The rise in long-term yields is a global phenomenon. Japan is in focus, but the rise in long-term yields is really much broader. The chart below shows 10y20y forward yields across all key G10 economies. Switzerland (green line) - one of the world’s top safe havens - is the only outlier.
Precious metals are on fire. As the chart below shows, silver is now up 150 percent since Chair Powell’s dovish speech at Jackson Hole on August 22 and gold is up 43 percent. As on many previous occasions when the precious metals bubble goes into overdrive, this is spilling over into platinum and palladium.
Safe haven currencies rallied hard. The combination of debt sustainability fears and elevated geopolitical tensions drove safe haven currencies like the Swiss Franc and Swedish Krona sharply higher yesterday, as the chart below shows. The hunt for safe havens therefore isn’t just about precious metals. It’s about any and all assets that will protect principal.
The Dollar is under growing depreciation pressure. I’ve flagged the Dollar versus emerging markets (EM) as a key barometer for Dollar sentiment. As the blue line in the chart below shows, the Dollar has been falling against EM for many weeks. That weakness spilled over into the G10 Dollar yesterday as tensions rose over Greenland.
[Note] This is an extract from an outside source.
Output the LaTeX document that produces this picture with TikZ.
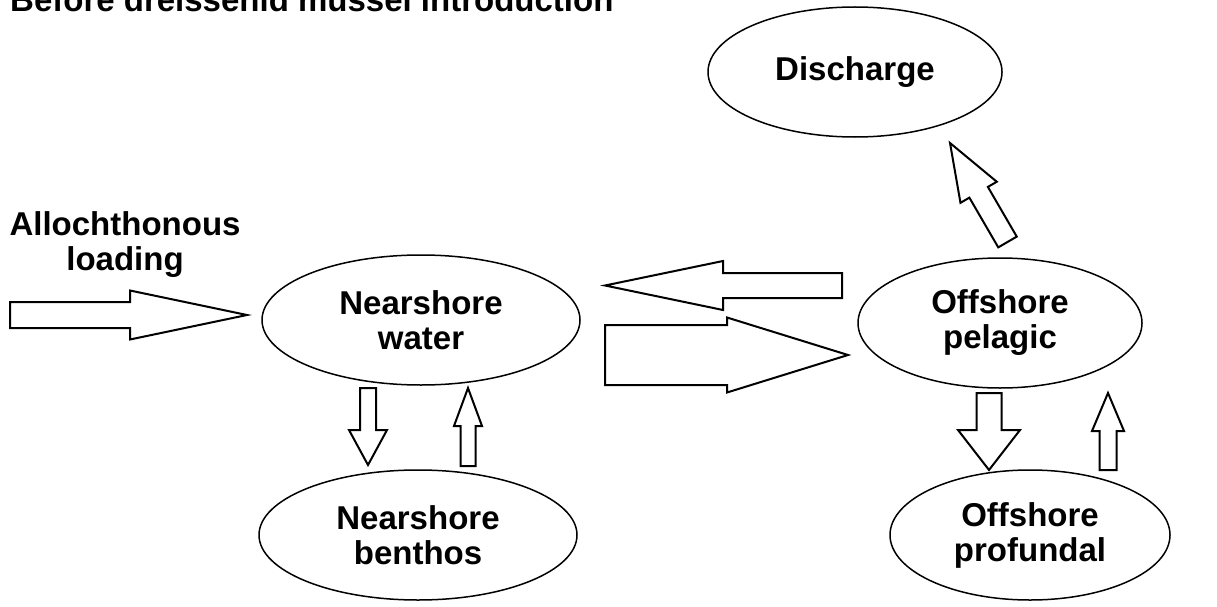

Don’t touch the Yen with a ten-foot pole. When currencies have been depreciating for some time, there’s a natural tendency to want to buy the dip. Don’t do that for the Yen. Japan is in total denial on its debt overhang. That will only change once Yen devaluation gets the government to change course. We’re nowhere near that. As crazy as it sounds, we’re in my opinion only in the early stages of Yen debasement. The decoupling between rate differentials and the Yen - shown in the chart below - has a lot further to go.